SET PROBLEM: Leave out all pictures. Return exactly the lines from the top of the material through the line containing "Chart.register(...registerables);".

───

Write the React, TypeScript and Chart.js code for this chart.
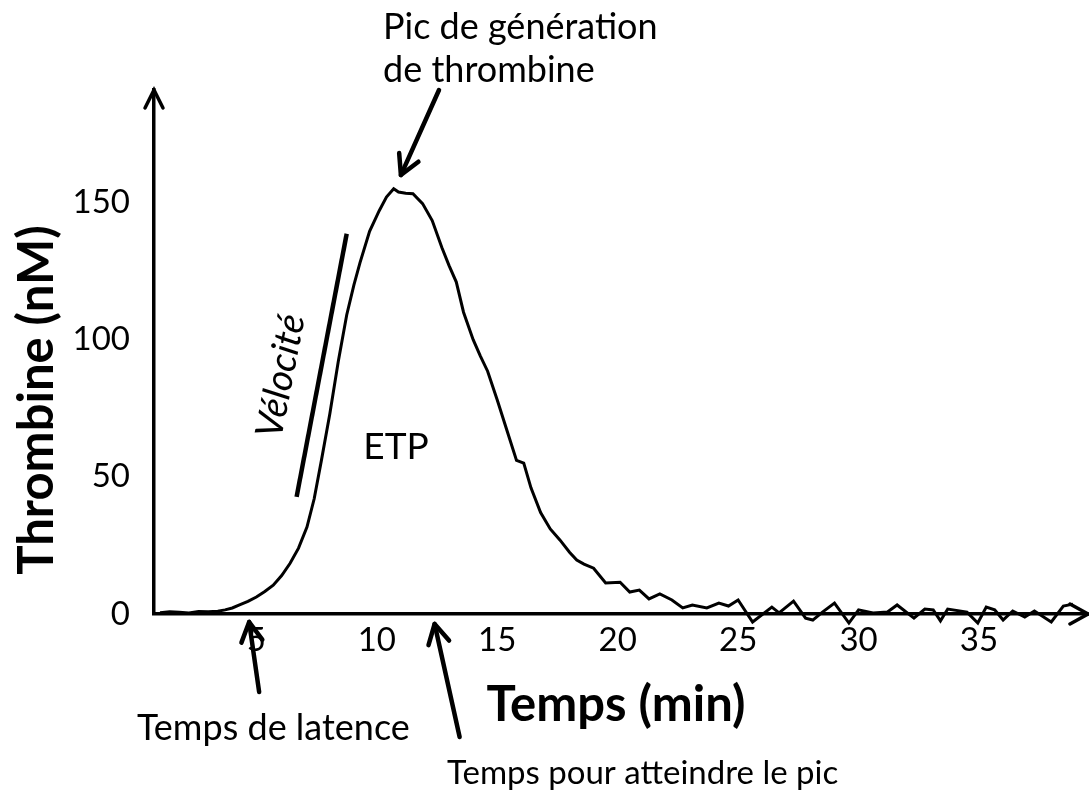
import React, { useEffect, useRef } from "react";
import { Chart, registerables } from "chart.js";

Chart.register(...registerables);

// ---- Data ----
const times: number[] = [
  1.0, 1.4, 1.8, 2.2, 2.6, 3.0, 3.4, 3.7, 4.0, 4.3, 4.65, 5.0, 5.35, 5.7, 6.05, 6.4, 6.75, 7.1, 7.4, 7.7,
  8.05, 8.4, 8.75, 9.05, 9.3, 9.7, 10.1, 10.4, 10.7, 10.9, 11.2, 11.5, 11.9, 12.3, 12.7, 13.0, 13.3, 13.6,
  14.0, 14.3, 14.6, 15.0, 15.4, 15.8, 16.1, 16.4, 16.8, 17.2, 17.6, 18.0, 18.3, 18.6, 19.0, 19.5, 20.1,
  20.5, 20.9, 21.3, 21.75, 22.25, 22.7, 23.1, 23.7, 24.2, 24.6, 25.0, 25.6, 26.4, 26.7, 27.3, 27.8, 28.1,
  28.5, 29.0, 29.6, 30.0, 30.6, 31.2, 31.6, 32.3, 32.75, 33.1, 33.4, 33.7, 34.5, 34.95, 35.3, 35.65, 36.0,
  36.4, 36.9, 37.3, 38.0, 38.5, 38.9,
];
const thrombin: number[] = [
  0.5, 0.8, 0.6, 0.4, 0.9, 0.8, 1.0, 1.5, 2.2, 3.3, 4.6, 6.2, 8.2, 10.5, 14, 18.5, 24, 31.7, 42, 56,
  73, 92, 109, 120, 128, 139.5, 147, 152, 155, 153.8, 153.4, 153.2, 149.6, 143.4, 133.6, 127, 121, 110,
  100, 94, 88.5, 78, 67, 56, 55, 46, 37, 31, 27, 22.5, 19.7, 18.2, 16.7, 11.3, 11.6,
  8, 8.7, 5.5, 7.3, 5.1, 2.2, 3.3, 2.2, 4, 2.9, 5.1, -2.9, 2.5, 0.4, 4.7, -1.5, -2.2,
  0.7, 4, -3.3, 1.5, 0.4, 0.7, 3.3, -1.5, 1.8, 1.5, -2.5, 1.8, 0.7, -3.3, 2.5, 1.5, -2.2,
  1.1, -1.1, 1.1, -2.9, 2.9, 3.6,
];
// Velocity tangent segment (time, thrombin)
const velocityTimes: number[] = [6.67, 8.75];
const velocityValues: number[] = [42.7, 138.6];

const xTicks: number[] = [5, 10, 15, 20, 25, 30, 35];
const yTicks: number[] = [0, 50, 100, 150];

const X_MIN = 0.75;
const X_MAX = 39.4;
const Y_MIN = 0;
const Y_MAX = 191;

// annotation anchors in data units
const peakArrowTip = { t: 11.0, v: 160 };
const latencyTime = 4.7;
const peakTime = 12.4;
const etpPos = { t: 10.8, v: 61 };

const FONT = "Lato, 'Open Sans', sans-serif";

function arrow(ctx: CanvasRenderingContext2D, x1: number, y1: number, x2: number, y2: number, head: number, lw: number) {
  const ang = Math.atan2(y2 - y1, x2 - x1);
  ctx.save();
  ctx.strokeStyle = "#000";
  ctx.lineWidth = lw;
  ctx.lineCap = "round";
  ctx.lineJoin = "round";
  ctx.beginPath();
  ctx.moveTo(x1, y1);
  ctx.lineTo(x2, y2);
  ctx.stroke();
  ctx.beginPath();
  ctx.moveTo(x2 - head * Math.cos(ang - 0.5), y2 - head * Math.sin(ang - 0.5));
  ctx.lineTo(x2, y2);
  ctx.lineTo(x2 - head * Math.cos(ang + 0.5), y2 - head * Math.sin(ang + 0.5));
  ctx.stroke();
  ctx.restore();
}

const annotations = {
  id: "annotations",
  afterDraw(chart: any) {
    const ctx: CanvasRenderingContext2D = chart.ctx;
    const xs = chart.scales.x;
    const ys = chart.scales.y;
    const area = chart.chartArea;
    ctx.save();
    ctx.fillStyle = "#000";

    // axis arrowheads
    ctx.strokeStyle = "#000";
    ctx.lineWidth = 3.5;
    ctx.lineCap = "round";
    ctx.beginPath();
    ctx.moveTo(area.left - 9, area.top + 18);
    ctx.lineTo(area.left, area.top);
    ctx.lineTo(area.left + 9, area.top + 18);
    ctx.stroke();
    ctx.beginPath();
    ctx.moveTo(area.right, area.bottom);
    ctx.lineTo(area.right + 3, area.bottom);
    ctx.stroke();
    ctx.beginPath();
    ctx.moveTo(area.right - 15, area.bottom - 10);
    ctx.lineTo(area.right + 3, area.bottom);
    ctx.lineTo(area.right - 15, area.bottom + 10);
    ctx.stroke();

    // axis titles
    ctx.font = `bold 49px ${FONT}`;
    ctx.textAlign = "center";
    ctx.textBaseline = "middle";
    ctx.save();
    ctx.translate(37, 400);
    ctx.rotate(-Math.PI / 2);
    ctx.fillText("Thrombine (nM)", 0, 0);
    ctx.restore();
    ctx.font = `bold 49px ${FONT}`;
    ctx.fillText("Temps (min)", 616, 705);

    // peak annotation
    ctx.font = `36px ${FONT}`;
    ctx.textAlign = "left";
    ctx.fillText("Pic de génération", 383, 27);
    ctx.fillText("de thrombine", 383, 70);
    arrow(ctx, 439, 90, xs.getPixelForValue(peakArrowTip.t), ys.getPixelForValue(peakArrowTip.v), 22, 4.5);

    // velocity label
    ctx.save();
    ctx.translate(281, 376);
    ctx.rotate(-79 * Math.PI / 180);
    ctx.font = `italic 38px ${FONT}`;
    ctx.textAlign = "center";
    ctx.fillText("Vélocité", 0, 0);
    ctx.restore();

    // ETP
    ctx.font = `37px ${FONT}`;
    ctx.textAlign = "center";
    ctx.fillText("ETP", xs.getPixelForValue(etpPos.t), ys.getPixelForValue(etpPos.v));

    // latency
    const lx = xs.getPixelForValue(latencyTime);
    arrow(ctx, lx + 10, 692, lx, area.bottom + 8, 22, 4.5);
    ctx.font = `36px ${FONT}`;
    ctx.textAlign = "left";
    ctx.fillText("Temps de latence", 137, 728);

    // time to peak
    const px = xs.getPixelForValue(peakTime);
    arrow(ctx, px + 25, 737, px, area.bottom + 10, 22, 4.5);
    ctx.font = `33px ${FONT}`;
    ctx.fillText("Temps pour atteindre le pic", 447, 773);

    ctx.restore();
  },
};

export default function App() {
  const ref = useRef<HTMLCanvasElement | null>(null);
  useEffect(() => {
    if (!ref.current) return;
    const chart = new Chart(ref.current, {
      type: "line",
      data: {
        datasets: [
          {
            label: "Thrombine",
            data: times.map((t, i) => ({ x: t, y: thrombin[i] })),
            borderColor: "#000",
            borderWidth: 3,
            pointRadius: 0,
            tension: 0,
            fill: false,
            clip: false as any,
          },
          {
            label: "Vélocité",
            data: velocityTimes.map((t, i) => ({ x: t, y: velocityValues[i] })),
            borderColor: "#000",
            borderWidth: 4.5,
            pointRadius: 0,
            tension: 0,
            fill: false,
          },
        ],
      },
      options: {
        animation: false,
        responsive: false,
        layout: { padding: { left: 0, top: 90, right: 4, bottom: 0 } },
        plugins: { legend: { display: false }, tooltip: { enabled: false }, title: { display: false } },
        scales: {
          x: {
            type: "linear",
            min: X_MIN,
            max: X_MAX,
            grid: { display: false, drawTicks: false },
            border: { display: true, color: "#000", width: 3.5 },
            afterBuildTicks: (s: any) => {
              s.ticks = xTicks.map((v) => ({ value: v }));
            },
            afterFit: (s: any) => {
              s.height = 793 - 614;
            },
            ticks: {
              color: "#000",
              font: { family: FONT, size: 33 },
              padding: 7,
              maxRotation: 0,
              autoSkip: false,
            },
          },
          y: {
            type: "linear",
            min: Y_MIN,
            max: Y_MAX,
            grid: { display: false, drawTicks: false },
            border: { display: true, color: "#000", width: 3.5 },
            afterBuildTicks: (s: any) => {
              s.ticks = yTicks.map((v) => ({ value: v }));
            },
            afterFit: (s: any) => {
              s.width = 154;
            },
            ticks: {
              color: "#000",
              font: { family: FONT, size: 33 },
              padding: 24,
            },
          },
        },
      },
      plugins: [annotations],
    });
    return () => chart.destroy();
  }, []);
  return (
    <div style={{ position: "absolute", left: 0, top: 0, width: 1089, height: 793, background: "#fff" }}>
      <canvas ref={ref} width={1089} height={793} />
    </div>
  );
}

───

SOLUTION FOR THIS TASK:
Write the React, TypeScript and Chart.js code for this chart.
import React, { useEffect, useRef } from "react";
import { Chart, registerables } from "chart.js";

Chart.register(...registerables);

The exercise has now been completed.